Two Trains, 
Two Photographers

West Leesport, Pennsylvania

In December 1990, the Reading, Blue Mountain & Northern Railroad (RBMN) bought 150 miles of tracks in east-central Pennsylvania from Conrail in the process of expanding from a 13-mile shortline (the Blue Mountain & Reading, on the remaining portion of the former Pennsylvania Railroad’s Schuylkill Valley branch) to a 300-mile regional. The “Anthracite Cluster” included mostly ex-Reading Company routes—both main lines and branches—as well as bits and pieces of ex-Lehigh Valley and ex-Central of New Jersey trackage.

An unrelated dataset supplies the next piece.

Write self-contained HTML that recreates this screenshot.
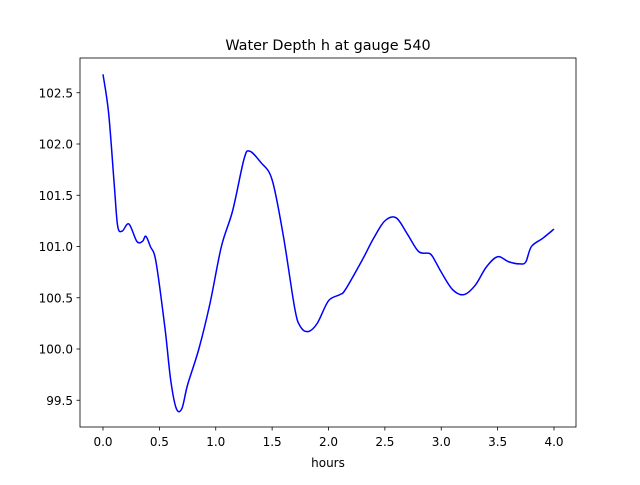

To celebrate the expansion, and the railroad’s heritage, the Reading, Blue Mountain & Northern operated a weekend of freight and passenger trains in early June of 1991, using Reading Technical & Historical Society diesels and their own ex-Reading T-1 #2102—herself built in 1945 in the Reading Company’s shops in downtown Reading, Pennsylvania. For a few unseasonably hot days, the tracks between Reading and Cressona once again felt the weight of a giant 4-8-4 pulling coal cars, almost like the old days. (Unlike the old days, the engine wore Blue Mountain & Reading lettering on her tender, and all of the coal cars had Conrail markings, but I don’t think too many of the assembled fans minded much.)